The recent Channel 4 documentary 60 days with the gypsies by Ed Stafford illustrates the gross unfairness of the legislation.
Discrimination and criminalisation
I’m sure there are people who don’t always behave well – that’s a normal human condition – but in my experience, when you respect people, you get the same respect back from them. In any case, if criminal activity is going on, prosecute the people involved, don’t criminalise everybody.
We would not expect everybody living in Derby, say, to be prosecuted for just one person dropping litter, robbing shops or fighting. Criminalizing gypsies for being gypsies and camping in the traditional way is just the same.

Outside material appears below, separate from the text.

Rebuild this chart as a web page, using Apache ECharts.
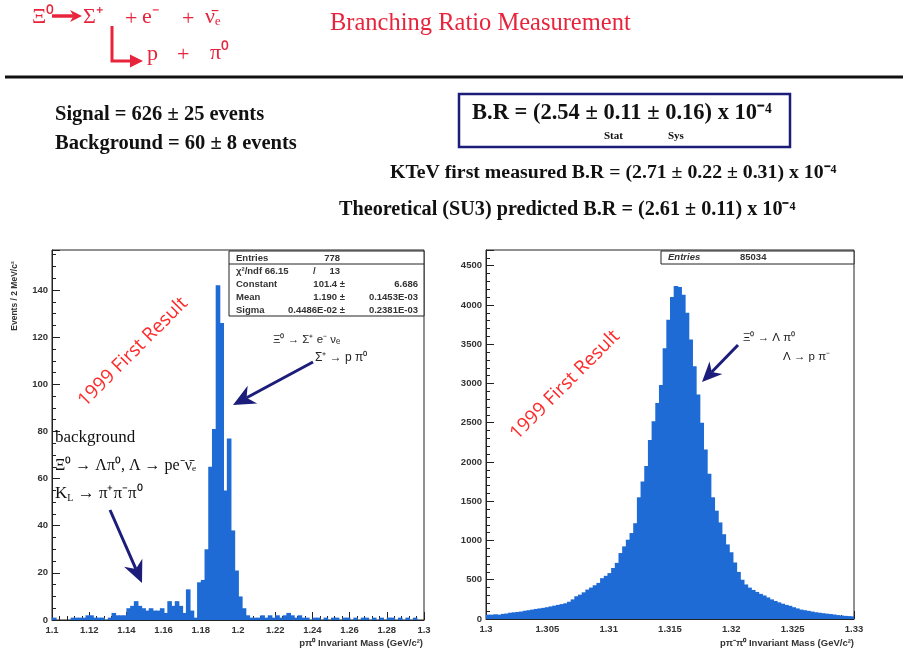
<!DOCTYPE html>
<html><head><meta charset="utf-8">
<script src="https://cdn.jsdelivr.net/npm/echarts@6/dist/echarts.min.js"></script>
<style>html,body{margin:0;padding:0;background:#fff}#c{width:903px;height:655px}</style>
</head><body><div id="c"></div>
<script>
// ---- data ----
const leftBinStart = 1.1;
const leftBinWidth = 0.002;
const leftCounts = [
  1,0,0,0,0,1,1,1,1,2,
  2,1,1,1,0,1,3,2,2,2,
  5,6,8,6,5,4,5,4,4,5,
  3,8,6,8,6,3,13,4,1,16,
  17,30,65,81,142,126,55,77,38,21,
  10,5,2,1,1,1,2,1,2,1,
  2,1,2,3,2,1,2,1,1,0,
  1,1,0,1,0,1,1,0,1,1,
  0,1,0,1,1,0,1,0,1,0,
  1,1,0,1,0,1,0,1,0,0
];
const rightBinStart = 1.3;
const rightBinWidth = 0.0003;
const rightCounts = [
  55,55,60,55,65,70,80,85,90,95,
  105,112,120,128,135,142,150,160,170,180,
  190,200,220,250,290,310,340,375,400,430,
  460,520,550,585,650,715,840,925,1010,1095,
  1220,1550,1750,1950,2280,2520,2750,2980,3450,3810,
  4100,4240,4230,4130,3900,3560,3220,2860,2500,2160,
  1850,1550,1380,1230,1080,950,850,720,600,500,
  440,400,370,345,320,300,275,250,230,212,
  195,180,168,150,135,120,112,104,95,86,
  80,74,68,63,57,50,44,40,37,34
];
const leftStats = [
  ['Entries', '', '778'],
  ['χ²/ndf 66.15', '/', '13'],
  ['Constant', '101.4 ±', '6.686'],
  ['Mean', '1.190 ±', '0.1453E-03'],
  ['Sigma', '0.4486E-02 ±', '0.2381E-03']
];
const rightStats = [['Entries', '85034']];

const BLUE = '#1f6bd6';
const RED = '#e8243c';
const NAVY = '#1c1c7a';
const SERIF = 'Liberation Serif, serif';
const SANS = 'Liberation Sans, Arial, sans-serif';

function histItem(width) {
  return function (params, api) {
    const x0 = api.value(0), y = api.value(1);
    const p0 = api.coord([x0, y]);
    const p1 = api.coord([x0 + width, 0]);
    return {
      type: 'rect',
      shape: { x: p0[0], y: p0[1], width: p1[0] - p0[0] + 0.9, height: p1[1] - p0[1] },
      style: { fill: BLUE }
    };
  };
}

function xAx(grid, min, max, interval, dec, split) {
  return {
    type: 'value', gridIndex: grid, min: min, max: max, interval: interval,
    axisLine: { show: true, lineStyle: { color: '#222', width: 1 } },
    axisTick: { show: true, inside: true, length: 8, lineStyle: { color: '#222' } },
    minorTick: { show: true, splitNumber: split, length: 4, lineStyle: { color: '#222' } },
    splitLine: { show: false },
    axisLabel: { fontSize: 9.5, fontWeight: 'bold', fontFamily: SANS, color: '#333', margin: 5,
      formatter: function (v) { return String(parseFloat(v.toFixed(dec))); } }
  };
}
function yAx(grid, max, interval, split) {
  return {
    type: 'value', gridIndex: grid, min: 0, max: max, interval: interval,
    axisLine: { show: true, lineStyle: { color: '#222', width: 1 } },
    axisTick: { show: true, inside: true, length: 8, lineStyle: { color: '#222' } },
    minorTick: { show: true, splitNumber: split, length: 4, lineStyle: { color: '#222' } },
    splitLine: { show: false },
    axisLabel: { fontSize: 9.5, fontWeight: 'bold', fontFamily: SANS, color: '#333', margin: 4, showMaxLabel: false,
      formatter: function (v) { return String(Math.round(v)); } }
  };
}

function arrow(x1, y1, x2, y2, head, half, color, lw) {
  const c = color || NAVY;
  const a = Math.atan2(y2 - y1, x2 - x1);
  const bx = x2 - head * Math.cos(a), by = y2 - head * Math.sin(a);
  const nx = -Math.sin(a), ny = Math.cos(a);
  const mx = x2 - head * 0.7 * Math.cos(a), my = y2 - head * 0.7 * Math.sin(a);
  return [
    { type: 'line', shape: { x1: x1, y1: y1, x2: mx, y2: my }, style: { stroke: c, lineWidth: lw || 3 } },
    { type: 'polygon', shape: { points: [[x2, y2], [bx + nx * half, by + ny * half], [mx, my], [bx - nx * half, by - ny * half]] },
      style: { fill: c } }
  ];
}

function t(x, y, text, opt) {
  return { type: 'text', x: x, y: y, style: Object.assign({ text: text, fill: '#111', fontFamily: SERIF, fontSize: 20, fontWeight: 'bold', verticalAlign: 'middle' }, opt || {}) };
}
function rt(x, y, text, size) {
  return t(x, y, text, { fill: RED, fontWeight: 'normal', fontSize: size || 22 });
}

const graphics = [];
// header formula
graphics.push(rt(32, 17, 'Ξ⁰'));
Array.prototype.push.apply(graphics, arrow(52, 16, 82, 16, 12, 6, RED, 3.5));
graphics.push(rt(83, 17, 'Σ⁺'));
graphics.push(rt(125, 19, '+'));
graphics.push(rt(142, 17, 'e⁻'));
graphics.push(rt(182, 19, '+'));
graphics.push(rt(205, 17, 'ν̄ₑ'));
graphics.push({ type: 'polyline', shape: { points: [[112, 26], [112, 61], [132, 61]] }, style: { stroke: RED, lineWidth: 3, fill: null } });
graphics.push({ type: 'polygon', shape: { points: [[143, 61], [130, 54.5], [130, 67.5]] }, style: { fill: RED } });
graphics.push(rt(147, 54, 'p'));
graphics.push(rt(177, 55, '+'));
graphics.push(rt(210, 53, 'π⁰'));
graphics.push({ type: 'text', x: 330, y: 24, style: { text: 'Branching Ratio Measurement', fill: RED, fontFamily: SERIF, fontSize: 24.5, verticalAlign: 'middle' } });
graphics.push({ type: 'line', shape: { x1: 5, y1: 77, x2: 903, y2: 77 }, style: { stroke: '#111', lineWidth: 3 } });

graphics.push(t(55, 115, 'Signal = 626 ± 25 events', { fontSize: 20.5 }));
graphics.push(t(55, 144, 'Background = 60 ± 8 events', { fontSize: 20.5 }));
graphics.push({ type: 'rect', shape: { x: 459, y: 94, width: 331, height: 53 }, style: { fill: null, stroke: NAVY, lineWidth: 2.5 } });
graphics.push(t(472, 113, 'B.R = (2.54 ± 0.11 ± 0.16) x 10⁻⁴', { fontSize: 22.5 }));
graphics.push(t(604, 136, 'Stat', { fontSize: 11 }));
graphics.push(t(668, 136, 'Sys', { fontSize: 11 }));
graphics.push(t(390, 173, 'KTeV first measured B.R = (2.71 ± 0.22 ± 0.31) x 10⁻⁴', { fontSize: 19.8 }));
graphics.push(t(339, 210, 'Theoretical (SU3) predicted B.R = (2.61 ± 0.11) x 10⁻⁴', { fontSize: 20.2 }));

// left stats box
graphics.push({ type: 'rect', shape: { x: 229, y: 251, width: 195, height: 65 }, style: { fill: '#fff', stroke: '#222', lineWidth: 1 } });
graphics.push({ type: 'line', shape: { x1: 229, y1: 264, x2: 424, y2: 264 }, style: { stroke: '#222', lineWidth: 1 } });
leftStats.forEach(function (r, i) {
  const y = 258 + i * 13;
  graphics.push(t(236, y, r[0], { fontFamily: SANS, fontSize: 9.5, fill: '#333' }));
  if (r[1]) graphics.push(t(r[1] === '/' ? 313 : 345, y, r[1], { fontFamily: SANS, fontSize: 9.5, fill: '#333', align: r[1] === '/' ? 'left' : 'right' }));
  graphics.push(t(i < 2 ? 340 : 418, y, r[2], { fontFamily: SANS, fontSize: 9.5, fill: '#333', align: 'right' }));
});
// right stats box
graphics.push({ type: 'rect', shape: { x: 661, y: 251, width: 193, height: 13 }, style: { fill: '#fff', stroke: '#222', lineWidth: 1 } });
graphics.push(t(668, 257.5, rightStats[0][0], { fontFamily: SANS, fontSize: 9.5, fill: '#333', fontStyle: 'italic' }));
graphics.push(t(740, 257.5, rightStats[0][1], { fontFamily: SANS, fontSize: 9.5, fill: '#333' }));

// axis titles
graphics.push({ type: 'text', x: 15, y: 296, rotation: Math.PI / 2, style: { text: 'Events / 2 MeV/c²', fill: '#333', fontFamily: SANS, fontSize: 8.5, fontWeight: 'bold', align: 'center', verticalAlign: 'middle' } });
graphics.push(t(423, 643, 'pπ⁰ Invariant Mass (GeV/c²)', { fontFamily: SANS, fontSize: 9.5, fill: '#333', align: 'right' }));
graphics.push(t(854, 643, 'pπ⁻π⁰ Invariant Mass (GeV/c²)', { fontFamily: SANS, fontSize: 9.5, fill: '#333', align: 'right' }));

// annotations
graphics.push(t(273, 340, 'Ξ⁰ → Σ⁺ e⁻ νₑ', { fontFamily: SANS, fontSize: 11.5, fontWeight: 'normal', fill: '#222' }));
graphics.push(t(315, 358, 'Σ⁺ → p π⁰', { fontFamily: SANS, fontSize: 12, fontWeight: 'normal', fill: '#222' }));
graphics.push(t(743, 338, 'Ξ⁰ → Λ π⁰', { fontFamily: SANS, fontSize: 11.5, fontWeight: 'normal', fill: '#222' }));
graphics.push(t(783, 357, 'Λ → p π⁻', { fontFamily: SANS, fontSize: 11.5, fontWeight: 'normal', fill: '#222' }));
graphics.push(t(55, 438, 'background', { fontWeight: 'normal', fontSize: 17 }));
graphics.push(t(55, 466, 'Ξ⁰ → Λπ⁰, Λ → pe⁻ν̄ₑ', { fontWeight: 'normal', fontSize: 16 }));
graphics.push({ type: 'text', x: 55, y: 494, style: { text: '{a|K}{s|L}{a| → π⁺π⁻π⁰}', fill: '#111', verticalAlign: 'middle',
  rich: { a: { fontFamily: SERIF, fontSize: 17, fill: '#111' }, s: { fontFamily: SERIF, fontSize: 10, fill: '#111', padding: [8, 0, 0, 0] } } } });

Array.prototype.push.apply(graphics, arrow(313, 362, 233, 405, 22, 10));
Array.prototype.push.apply(graphics, arrow(110, 510, 142, 583, 22, 10));
Array.prototype.push.apply(graphics, arrow(738, 345, 702, 382, 20, 9));

graphics.push({ type: 'text', x: 133, y: 352, rotation: Math.PI / 4, style: { text: '1999 First Result', fill: '#ff2a2a', fontFamily: 'Open Sans, sans-serif', fontSize: 19, align: 'center', verticalAlign: 'middle', backgroundColor: 'rgba(255,255,255,0.85)', padding: [4, 8] } });
graphics.push({ type: 'text', x: 565, y: 385, rotation: Math.PI / 4, style: { text: '1999 First Result', fill: '#ff2a2a', fontFamily: 'Open Sans, sans-serif', fontSize: 19, align: 'center', verticalAlign: 'middle', backgroundColor: 'rgba(255,255,255,0.85)', padding: [4, 8] } });

const chart = echarts.init(document.getElementById('c'), null, { renderer: 'canvas' });
chart.setOption({
  animation: false,
  backgroundColor: '#fff',
  grid: [
    { left: 52, top: 250, width: 372, height: 370, show: true, borderColor: '#222', borderWidth: 1 },
    { left: 486, top: 250, width: 368, height: 369, show: true, borderColor: '#222', borderWidth: 1 }
  ],
  xAxis: [xAx(0, 1.1, 1.3, 0.02, 2, 5), xAx(1, 1.3, 1.33, 0.005, 3, 5)],
  yAxis: [yAx(0, 157, 20, 4), yAx(1, 4700, 500, 5)],
  series: [
    { type: 'custom', xAxisIndex: 0, yAxisIndex: 0, renderItem: histItem(leftBinWidth), encode: { x: 0, y: 1 }, clip: true,
      data: leftCounts.map(function (v, i) { return [leftBinStart + i * leftBinWidth, v]; }), z: 2 },
    { type: 'custom', xAxisIndex: 1, yAxisIndex: 1, renderItem: histItem(rightBinWidth), encode: { x: 0, y: 1 }, clip: true,
      data: rightCounts.map(function (v, i) { return [rightBinStart + i * rightBinWidth, v]; }), z: 2 }
  ],
  graphic: { elements: graphics.map(function (g) { g.z = g.z || 10; return g; }) }
});
</script></body></html>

Although there have been disputes about where gypsies and travellers should camp, when some places may have been unsuitable, the legislation criminalises all camping, even when causing no problems. This will be true, even by gypsies stopping overnight in one caravan at the side of the road (as discussed by Ed Stafford).
Punishment could be extreme: the confiscation of the caravan which is the family’s home. Stafford also discusses how impossible it would be for gypsies, sometimes using horse-drawn caravans, to reach the annual horse fair in Appleby, if they couldn’t get there in one day. This would clearly be a destruction of their traditional way of life.
Furthermore, even when gypsies are able to buy land and hope to settle on it to avoid conflict, they are very rarely given planning permission.
There is a better way
Research by Samuel Burgum and Ryan Powell of Birmingham and Sheffield Universities pointed to a much better way of dealing with the friction between campers and the bricks-and-mortar population who are objecting to them.
They say gypsy and traveller “encampments are equated with stereotypes of crime and antisocial behaviour” and regarded “as a threat to property that trumps any right to travel.” Decades of under-provision of sites, which has been driving unauthorised encampments, and anti-gypsy and traveller racism driving this deficit are also damaging, a key barrier to new site development.
But Burgum and Powell point out that there is a better way:
“There is a proven and cost-effective alternative that can foster a better relationship between nomadic Gypsies and Travellers and their temporary neighbours. “Negotiated stopping” involves an agreement between roadside families, neighbours and the local authority around acceptable use of a space and length of stay (usually around 28 days). In return, the local authority provides the same infrastructure they would for any citizens, such as sewerage (portaloos), wheelie bins and water access where possible.
The approach was pioneered in Leeds by Gypsy and Traveller organisation Leeds Gate. It is producing estimated savings of around £200,000 per year for the local authority and police force combined.”
Now isn’t that a better way for everybody?